Fortis Law’s lawyers’ article on “Resolving Shareholder Disputes” has been published and featured in the Asian Legal Business.
Author: Patrick Tan
Unlike directors of a company, shareholders of a company are, subject to certain exceptions, generally not bound by fiduciary duties and may vote as they please. Given the potentially divergent interests of various shareholders, disputes between shareholders are not uncommon. This article focuses on the main dispute resolution mechanisms available to shareholders of a company.
In Singapore, companies frequently use shareholders’ agreements to regulate the rights and obligations of each shareholder. Shareholders’ agreements are essentially contracts entered into by the shareholders, and fall under the ambit of Singapore’s contract law (if Singapore law is the applicable law). Subject to certain exceptions, the laws of Singapore do not generally specify the exact scope or the limit of these agreements.
That said, in instances where the shareholders’ agreement is lacking, the constitution of the company (or its memorandum and articles of association) may then serve the same purpose, for the company’s constitution serves as a contractual agreement between shareholders, and between shareholders and the company.
In light of the above, it is advisable for potential shareholders and companies to ensure that the shareholder agreements and the constitution of the company is properly and clearly drafted, as this can save the parties involved a great deal of time, money, and emotional burden when resolving a dispute.
Shareholders are generally not allowed to sue directors and controlling shareholders of the company due to the proper plaintiff rule, as the company should be the plaintiff instead. This places shareholders in a difficult position as the company, being under the control of the wrongdoers, will unlikely rectify the situation.
That said, there are instances where shareholders are allowed to sue in the name of the company via derivative actions based on either common law or statute.
An example of a statutory derivative action can be found in s 216A of the Companies Act, which provides that a minority shareholder may apply to the Court to bring an action against the company’s directors or majority shareholders when the exercise of the directors’ powers or the conduct of the company’s affairs are oppressive to him.

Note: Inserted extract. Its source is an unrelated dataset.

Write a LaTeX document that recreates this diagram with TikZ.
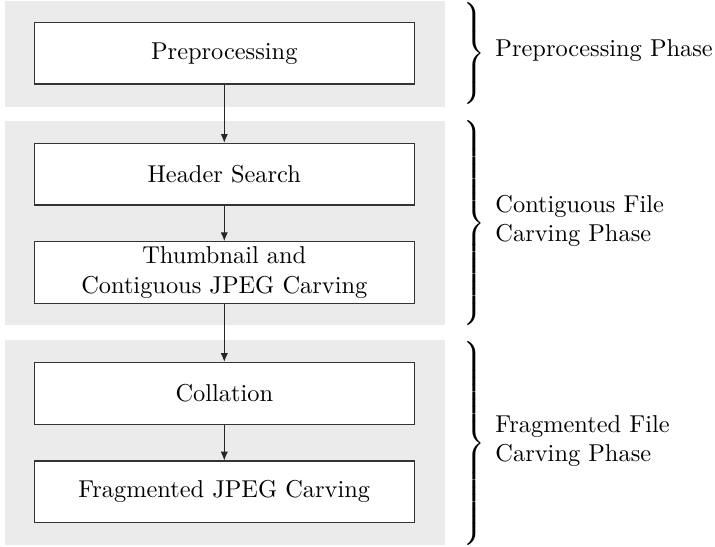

That said, shareholders need to be aware that derivative actions may not always be available. For instance, it was decided in Petroships Investment Pte Ltd v Wealthplus Pte Ltd and others and another matter  SGCA 17 that a statutory derivative action pursuant to s 216A of the Companies Act is not available when a company is in liquidation. The Court of Appeal further opined that a derivative action should not be available to a company in liquidation.